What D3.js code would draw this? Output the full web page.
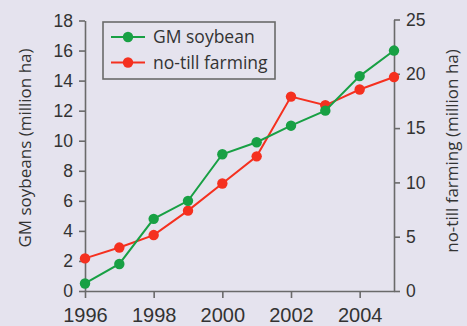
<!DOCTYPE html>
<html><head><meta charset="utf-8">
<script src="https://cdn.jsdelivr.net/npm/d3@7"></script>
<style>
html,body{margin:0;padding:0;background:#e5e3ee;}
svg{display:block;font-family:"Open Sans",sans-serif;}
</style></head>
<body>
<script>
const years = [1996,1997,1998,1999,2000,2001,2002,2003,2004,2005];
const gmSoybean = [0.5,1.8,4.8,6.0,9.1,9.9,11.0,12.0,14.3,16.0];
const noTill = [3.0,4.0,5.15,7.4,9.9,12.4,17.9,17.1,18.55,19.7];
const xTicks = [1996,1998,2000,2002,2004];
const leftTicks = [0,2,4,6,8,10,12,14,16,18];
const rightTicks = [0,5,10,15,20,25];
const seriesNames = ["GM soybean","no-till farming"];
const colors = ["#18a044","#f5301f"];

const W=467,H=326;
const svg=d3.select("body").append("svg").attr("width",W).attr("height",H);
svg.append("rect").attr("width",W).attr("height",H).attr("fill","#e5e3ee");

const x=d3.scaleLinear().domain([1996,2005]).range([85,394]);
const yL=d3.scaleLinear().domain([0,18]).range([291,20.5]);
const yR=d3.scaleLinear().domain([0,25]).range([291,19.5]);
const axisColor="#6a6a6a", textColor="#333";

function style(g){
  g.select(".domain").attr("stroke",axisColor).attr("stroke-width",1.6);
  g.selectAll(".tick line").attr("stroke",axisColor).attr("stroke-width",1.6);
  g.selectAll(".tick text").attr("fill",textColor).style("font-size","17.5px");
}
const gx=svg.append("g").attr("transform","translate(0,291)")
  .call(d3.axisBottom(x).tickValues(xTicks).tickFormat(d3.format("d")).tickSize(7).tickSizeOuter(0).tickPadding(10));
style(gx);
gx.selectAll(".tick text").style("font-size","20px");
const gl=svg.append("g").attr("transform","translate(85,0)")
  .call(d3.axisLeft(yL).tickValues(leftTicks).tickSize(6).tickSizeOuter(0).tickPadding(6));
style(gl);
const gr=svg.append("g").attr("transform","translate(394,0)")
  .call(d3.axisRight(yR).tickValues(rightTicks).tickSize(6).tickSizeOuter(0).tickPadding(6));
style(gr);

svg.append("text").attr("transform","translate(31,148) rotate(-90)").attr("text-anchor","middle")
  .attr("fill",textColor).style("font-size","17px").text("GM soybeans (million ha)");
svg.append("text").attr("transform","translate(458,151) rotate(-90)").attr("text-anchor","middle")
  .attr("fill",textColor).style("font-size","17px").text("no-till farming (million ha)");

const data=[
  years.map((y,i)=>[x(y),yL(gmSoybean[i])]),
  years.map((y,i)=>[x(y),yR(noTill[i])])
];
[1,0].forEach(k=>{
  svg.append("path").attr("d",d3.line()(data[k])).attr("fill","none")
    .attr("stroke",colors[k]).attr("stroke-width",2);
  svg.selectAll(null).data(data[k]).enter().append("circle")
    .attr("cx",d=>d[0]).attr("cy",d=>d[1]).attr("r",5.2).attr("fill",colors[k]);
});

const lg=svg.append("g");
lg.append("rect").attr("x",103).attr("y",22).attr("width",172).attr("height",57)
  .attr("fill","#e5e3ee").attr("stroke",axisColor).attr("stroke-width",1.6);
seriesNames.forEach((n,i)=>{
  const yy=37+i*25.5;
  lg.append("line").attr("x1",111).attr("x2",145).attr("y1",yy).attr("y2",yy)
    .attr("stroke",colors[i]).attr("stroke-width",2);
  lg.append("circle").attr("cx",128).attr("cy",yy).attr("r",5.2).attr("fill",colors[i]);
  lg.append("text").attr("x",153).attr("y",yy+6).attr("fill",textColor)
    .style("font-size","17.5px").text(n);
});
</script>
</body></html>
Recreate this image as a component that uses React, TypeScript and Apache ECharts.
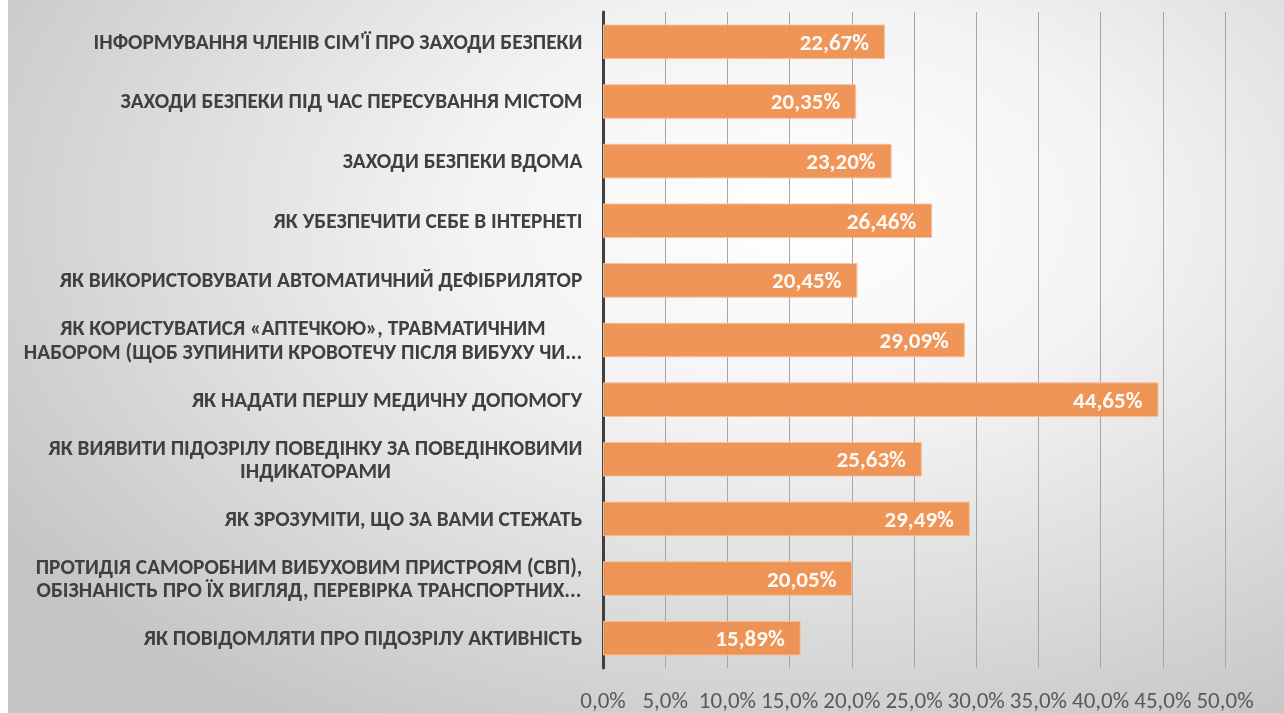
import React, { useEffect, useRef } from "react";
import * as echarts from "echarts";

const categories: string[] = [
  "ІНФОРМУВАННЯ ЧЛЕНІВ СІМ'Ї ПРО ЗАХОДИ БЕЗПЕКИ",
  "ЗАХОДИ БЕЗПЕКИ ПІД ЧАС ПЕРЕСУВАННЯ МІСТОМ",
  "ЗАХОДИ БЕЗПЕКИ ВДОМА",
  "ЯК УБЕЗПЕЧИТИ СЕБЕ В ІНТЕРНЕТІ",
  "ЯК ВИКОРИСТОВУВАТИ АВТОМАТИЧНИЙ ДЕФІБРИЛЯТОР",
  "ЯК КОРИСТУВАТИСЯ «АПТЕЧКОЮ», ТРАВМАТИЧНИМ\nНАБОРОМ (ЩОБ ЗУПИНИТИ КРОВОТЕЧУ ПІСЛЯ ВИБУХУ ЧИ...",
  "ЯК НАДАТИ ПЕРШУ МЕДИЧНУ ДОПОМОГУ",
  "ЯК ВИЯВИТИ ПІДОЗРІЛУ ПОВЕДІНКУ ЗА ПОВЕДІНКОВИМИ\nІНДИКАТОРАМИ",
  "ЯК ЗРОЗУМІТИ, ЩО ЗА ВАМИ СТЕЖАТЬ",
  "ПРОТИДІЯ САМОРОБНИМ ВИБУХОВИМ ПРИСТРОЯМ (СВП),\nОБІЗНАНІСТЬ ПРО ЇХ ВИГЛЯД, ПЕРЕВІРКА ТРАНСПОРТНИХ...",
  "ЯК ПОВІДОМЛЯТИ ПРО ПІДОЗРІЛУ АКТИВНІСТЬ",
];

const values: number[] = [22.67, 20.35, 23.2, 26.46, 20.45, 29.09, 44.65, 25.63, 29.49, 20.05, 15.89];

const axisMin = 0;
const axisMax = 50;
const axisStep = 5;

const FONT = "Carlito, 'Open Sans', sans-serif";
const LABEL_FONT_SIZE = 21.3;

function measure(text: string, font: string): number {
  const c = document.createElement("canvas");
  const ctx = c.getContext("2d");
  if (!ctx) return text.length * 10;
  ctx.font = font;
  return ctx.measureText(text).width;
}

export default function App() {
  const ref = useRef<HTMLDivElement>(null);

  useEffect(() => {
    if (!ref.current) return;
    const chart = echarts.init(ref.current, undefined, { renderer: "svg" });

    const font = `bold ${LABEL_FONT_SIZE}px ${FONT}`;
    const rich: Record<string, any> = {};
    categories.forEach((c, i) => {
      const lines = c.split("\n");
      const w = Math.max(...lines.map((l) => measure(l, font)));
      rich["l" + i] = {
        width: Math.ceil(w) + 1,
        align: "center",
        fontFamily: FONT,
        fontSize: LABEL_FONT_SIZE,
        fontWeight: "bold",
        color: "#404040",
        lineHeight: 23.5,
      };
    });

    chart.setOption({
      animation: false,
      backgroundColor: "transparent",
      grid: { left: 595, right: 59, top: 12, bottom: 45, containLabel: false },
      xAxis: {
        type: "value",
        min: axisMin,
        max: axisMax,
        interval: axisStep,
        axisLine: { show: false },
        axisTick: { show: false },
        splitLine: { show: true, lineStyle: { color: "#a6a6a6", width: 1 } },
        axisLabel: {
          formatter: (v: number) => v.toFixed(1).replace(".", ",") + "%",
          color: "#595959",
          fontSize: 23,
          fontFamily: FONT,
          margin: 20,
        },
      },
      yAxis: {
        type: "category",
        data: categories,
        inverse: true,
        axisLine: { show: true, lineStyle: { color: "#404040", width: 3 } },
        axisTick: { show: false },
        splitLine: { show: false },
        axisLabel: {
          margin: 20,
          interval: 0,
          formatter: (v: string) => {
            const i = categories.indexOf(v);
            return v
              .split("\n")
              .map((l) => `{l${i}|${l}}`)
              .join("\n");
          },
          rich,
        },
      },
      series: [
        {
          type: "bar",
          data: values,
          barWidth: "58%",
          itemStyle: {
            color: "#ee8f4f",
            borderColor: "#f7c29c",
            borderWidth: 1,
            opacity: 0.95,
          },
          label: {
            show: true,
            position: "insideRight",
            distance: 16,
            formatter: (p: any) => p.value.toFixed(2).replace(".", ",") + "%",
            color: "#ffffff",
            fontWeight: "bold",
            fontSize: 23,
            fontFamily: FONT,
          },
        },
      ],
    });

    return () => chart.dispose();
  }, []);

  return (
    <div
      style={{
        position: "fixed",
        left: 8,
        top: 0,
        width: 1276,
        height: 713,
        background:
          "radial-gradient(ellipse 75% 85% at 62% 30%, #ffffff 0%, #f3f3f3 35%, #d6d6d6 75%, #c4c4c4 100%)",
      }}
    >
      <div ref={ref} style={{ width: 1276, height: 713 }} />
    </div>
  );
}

- [Task directions]: In the listing above, find the line with "Recreate this image" and the line with "const values: number[]". Copy exactly those two and every line between, without the pictures.

- [Finished answer]:
Recreate this image as a component that uses React, TypeScript and Apache ECharts.
import React, { useEffect, useRef } from "react";
import * as echarts from "echarts";

const categories: string[] = [
  "ІНФОРМУВАННЯ ЧЛЕНІВ СІМ'Ї ПРО ЗАХОДИ БЕЗПЕКИ",
  "ЗАХОДИ БЕЗПЕКИ ПІД ЧАС ПЕРЕСУВАННЯ МІСТОМ",
  "ЗАХОДИ БЕЗПЕКИ ВДОМА",
  "ЯК УБЕЗПЕЧИТИ СЕБЕ В ІНТЕРНЕТІ",
  "ЯК ВИКОРИСТОВУВАТИ АВТОМАТИЧНИЙ ДЕФІБРИЛЯТОР",
  "ЯК КОРИСТУВАТИСЯ «АПТЕЧКОЮ», ТРАВМАТИЧНИМ\nНАБОРОМ (ЩОБ ЗУПИНИТИ КРОВОТЕЧУ ПІСЛЯ ВИБУХУ ЧИ...",
  "ЯК НАДАТИ ПЕРШУ МЕДИЧНУ ДОПОМОГУ",
  "ЯК ВИЯВИТИ ПІДОЗРІЛУ ПОВЕДІНКУ ЗА ПОВЕДІНКОВИМИ\nІНДИКАТОРАМИ",
  "ЯК ЗРОЗУМІТИ, ЩО ЗА ВАМИ СТЕЖАТЬ",
  "ПРОТИДІЯ САМОРОБНИМ ВИБУХОВИМ ПРИСТРОЯМ (СВП),\nОБІЗНАНІСТЬ ПРО ЇХ ВИГЛЯД, ПЕРЕВІРКА ТРАНСПОРТНИХ...",
  "ЯК ПОВІДОМЛЯТИ ПРО ПІДОЗРІЛУ АКТИВНІСТЬ",
];

const values: number[] = [22.67, 20.35, 23.2, 26.46, 20.45, 29.09, 44.65, 25.63, 29.49, 20.05, 15.89];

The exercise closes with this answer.